The practitioners I most want to retain and develop are the ones who consume this content voluntarily. Not because it correlates with some credential or certification. Because it tells me they are intellectually engaged with the field outside of their job description. They are curious enough to spend personal time on professional problems. That is not a trait you can train into someone. It is either there or it is not.

What I find worth examining is the gap between how organizations fund security education and how security education actually happens. A state agency will approve budget for a formal training platform that produces completion certificates nobody reads. The same agency will never budget for helping employees find and access quality security podcasts, curated reading lists, or practitioner forums. The informal channel is invisible to procurement. It does not generate a compliance artifact. So it gets ignored even when it does more actual work.

This is a category error. The goal is not training completion. The goal is changed behavior. If a thirty-minute podcast episode makes a sysadmin genuinely understand why lateral movement after initial compromise is so dangerous, that is worth more than twelve modules with quiz scores.

The content that works shares a few characteristics. It is specific rather than general. Vague warnings about "threat actors" produce vague responses. Detailed walkthroughs of how a specific attack unfolded, what defenders saw, what they missed, and what they wish they had done differently: that sticks. It is honest about uncertainty. The practitioners I trust most in this space are the ones who say "we do not know yet" when they do not know, and who change their position when evidence changes. It treats the listener as competent. The best security media does not talk down to its audience. It assumes you can handle complexity and gives it to you straight.

That last point matters more than it might seem. The security community is not short on condescension. Plenty of content implicitly signals that the audience needs to be protected from nuance. The shows and writers that have built real audiences in this space are the ones that trusted their listeners to be adults. The listeners returned the favor by staying.

For security leaders, there are two practical implications here.

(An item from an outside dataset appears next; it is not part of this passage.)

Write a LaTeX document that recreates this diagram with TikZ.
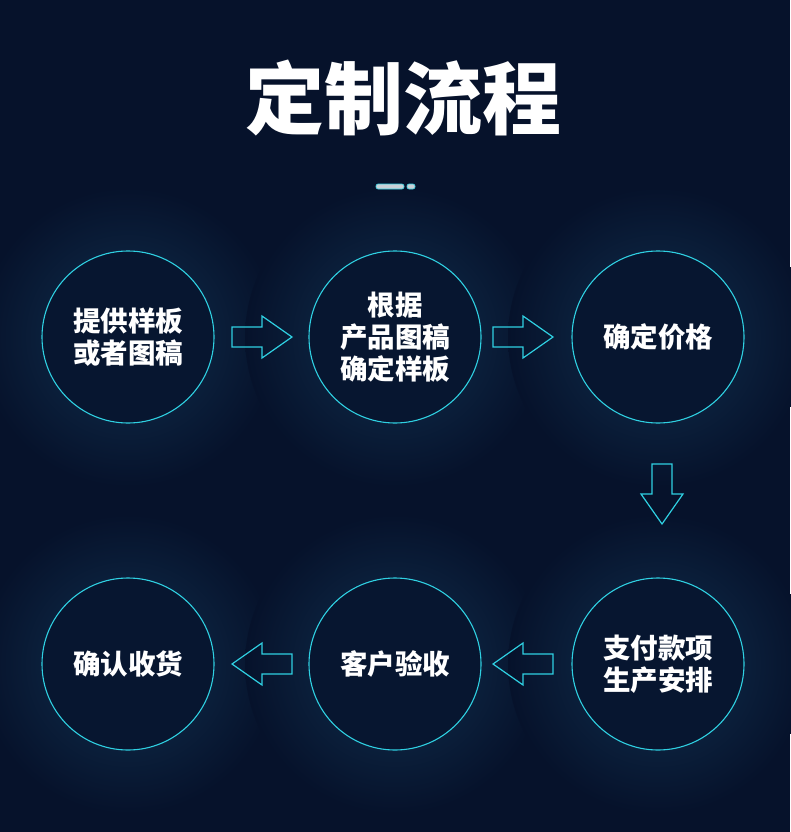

First, know what your people are actually consuming. Not to surveil them, but to understand where their professional mental models are being shaped. If your team is deeply engaged with quality practitioner content, your conversations about threat response and control gaps will be substantively better. If they are not engaged with anything outside of mandatory training, you have an intellectual culture problem that no policy will fix.

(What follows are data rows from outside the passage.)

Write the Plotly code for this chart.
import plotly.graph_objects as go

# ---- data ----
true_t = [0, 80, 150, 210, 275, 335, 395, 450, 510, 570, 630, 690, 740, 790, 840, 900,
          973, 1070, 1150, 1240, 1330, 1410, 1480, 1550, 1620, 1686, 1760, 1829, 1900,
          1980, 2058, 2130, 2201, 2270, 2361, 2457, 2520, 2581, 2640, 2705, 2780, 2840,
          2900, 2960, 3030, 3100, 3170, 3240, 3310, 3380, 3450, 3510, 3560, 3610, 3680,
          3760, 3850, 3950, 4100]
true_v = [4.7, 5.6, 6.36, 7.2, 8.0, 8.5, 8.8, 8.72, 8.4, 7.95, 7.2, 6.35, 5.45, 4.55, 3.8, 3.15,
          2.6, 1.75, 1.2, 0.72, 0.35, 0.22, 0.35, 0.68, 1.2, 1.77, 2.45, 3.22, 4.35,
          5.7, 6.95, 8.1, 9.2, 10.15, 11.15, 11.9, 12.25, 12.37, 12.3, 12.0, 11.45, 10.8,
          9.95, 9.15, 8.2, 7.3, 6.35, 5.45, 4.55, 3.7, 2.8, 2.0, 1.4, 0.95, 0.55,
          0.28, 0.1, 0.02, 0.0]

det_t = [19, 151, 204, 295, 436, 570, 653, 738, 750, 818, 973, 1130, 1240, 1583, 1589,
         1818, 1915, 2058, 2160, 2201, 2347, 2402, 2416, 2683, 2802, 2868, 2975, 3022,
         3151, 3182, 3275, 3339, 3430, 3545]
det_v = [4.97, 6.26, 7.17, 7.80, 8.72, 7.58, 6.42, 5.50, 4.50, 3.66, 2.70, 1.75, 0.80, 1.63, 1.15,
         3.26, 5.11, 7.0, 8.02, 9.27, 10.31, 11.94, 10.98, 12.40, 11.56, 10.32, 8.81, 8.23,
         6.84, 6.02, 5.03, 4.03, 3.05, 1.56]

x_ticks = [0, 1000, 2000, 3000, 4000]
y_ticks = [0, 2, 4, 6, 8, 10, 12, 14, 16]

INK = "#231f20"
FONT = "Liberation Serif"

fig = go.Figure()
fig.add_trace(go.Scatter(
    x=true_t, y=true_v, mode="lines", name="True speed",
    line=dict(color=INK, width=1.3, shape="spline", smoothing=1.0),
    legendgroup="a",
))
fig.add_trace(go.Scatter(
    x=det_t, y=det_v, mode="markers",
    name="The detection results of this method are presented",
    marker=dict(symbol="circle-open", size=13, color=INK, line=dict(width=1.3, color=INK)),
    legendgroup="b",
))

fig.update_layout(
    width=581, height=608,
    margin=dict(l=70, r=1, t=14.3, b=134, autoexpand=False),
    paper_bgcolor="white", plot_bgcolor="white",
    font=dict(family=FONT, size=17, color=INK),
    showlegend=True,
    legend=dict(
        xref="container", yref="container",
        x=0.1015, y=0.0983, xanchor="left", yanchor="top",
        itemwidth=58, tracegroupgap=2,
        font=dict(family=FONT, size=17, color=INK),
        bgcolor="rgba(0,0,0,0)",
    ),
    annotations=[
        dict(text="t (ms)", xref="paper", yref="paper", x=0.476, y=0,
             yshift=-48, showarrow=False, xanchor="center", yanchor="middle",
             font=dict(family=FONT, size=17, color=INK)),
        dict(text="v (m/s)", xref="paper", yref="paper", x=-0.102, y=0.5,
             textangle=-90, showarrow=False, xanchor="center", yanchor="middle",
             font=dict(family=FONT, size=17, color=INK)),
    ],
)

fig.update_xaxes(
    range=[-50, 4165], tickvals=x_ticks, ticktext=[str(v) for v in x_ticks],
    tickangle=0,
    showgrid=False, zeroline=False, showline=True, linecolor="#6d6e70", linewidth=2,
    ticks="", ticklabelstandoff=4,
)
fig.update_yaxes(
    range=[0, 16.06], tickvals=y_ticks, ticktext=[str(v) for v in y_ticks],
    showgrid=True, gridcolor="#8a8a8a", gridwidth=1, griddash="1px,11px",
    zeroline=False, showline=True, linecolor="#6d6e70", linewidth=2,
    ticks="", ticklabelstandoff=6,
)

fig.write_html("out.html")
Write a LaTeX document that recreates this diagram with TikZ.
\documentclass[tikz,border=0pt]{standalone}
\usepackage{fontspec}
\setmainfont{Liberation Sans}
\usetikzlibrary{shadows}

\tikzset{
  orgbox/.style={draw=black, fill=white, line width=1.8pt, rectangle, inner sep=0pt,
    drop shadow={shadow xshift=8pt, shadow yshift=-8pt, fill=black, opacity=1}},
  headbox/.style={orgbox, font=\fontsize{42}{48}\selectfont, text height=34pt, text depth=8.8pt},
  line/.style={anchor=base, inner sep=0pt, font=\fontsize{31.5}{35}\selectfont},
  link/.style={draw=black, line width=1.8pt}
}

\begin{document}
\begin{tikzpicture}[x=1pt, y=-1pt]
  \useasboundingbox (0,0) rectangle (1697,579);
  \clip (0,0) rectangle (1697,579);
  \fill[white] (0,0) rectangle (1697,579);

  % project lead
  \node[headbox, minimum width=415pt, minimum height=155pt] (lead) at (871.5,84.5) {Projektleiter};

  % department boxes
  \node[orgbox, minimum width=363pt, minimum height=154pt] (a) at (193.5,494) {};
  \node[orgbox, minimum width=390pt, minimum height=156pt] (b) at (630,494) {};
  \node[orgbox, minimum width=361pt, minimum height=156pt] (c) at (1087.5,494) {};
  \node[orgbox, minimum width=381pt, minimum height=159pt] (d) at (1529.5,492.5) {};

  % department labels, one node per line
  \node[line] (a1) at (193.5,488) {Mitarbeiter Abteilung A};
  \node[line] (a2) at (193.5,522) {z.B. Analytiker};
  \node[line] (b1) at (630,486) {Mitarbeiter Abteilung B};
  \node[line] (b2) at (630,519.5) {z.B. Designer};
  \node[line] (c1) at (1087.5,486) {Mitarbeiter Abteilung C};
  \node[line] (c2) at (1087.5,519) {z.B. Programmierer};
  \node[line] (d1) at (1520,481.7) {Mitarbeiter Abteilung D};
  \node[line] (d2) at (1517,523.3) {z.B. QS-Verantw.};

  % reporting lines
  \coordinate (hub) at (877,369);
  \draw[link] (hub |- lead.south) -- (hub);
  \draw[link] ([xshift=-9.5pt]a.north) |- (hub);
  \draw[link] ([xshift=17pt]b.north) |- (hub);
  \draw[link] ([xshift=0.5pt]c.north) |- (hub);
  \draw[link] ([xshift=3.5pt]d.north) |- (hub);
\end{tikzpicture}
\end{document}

Second, think about what your organization produces. Not every agency or security team needs a podcast. But every security leader has some capacity to communicate. Internal memos, team meetings, post-incident reviews. The question is whether those communications are honest, specific, and treat the audience as capable, or whether they are sanitized, vague, and written to cover liability. The format matters less than the honesty. People can tell the difference immediately. They will engage with the honest version and tune out the liability-managed version, even if they never say so directly to your face.

The security field is not lacking for information. It is lacking for signal amid the noise, for trusted voices willing to say what they actually think, and for content that respects the intelligence of the people consuming it.

The practitioners who are doing that well have built real audiences without institutional backing, without mandated viewership, and without compliance checkboxes to ensure anyone shows up. They did it by being genuinely useful to people who had other options.

That is a harder standard than most formal security education holds itself to. It is also the right one.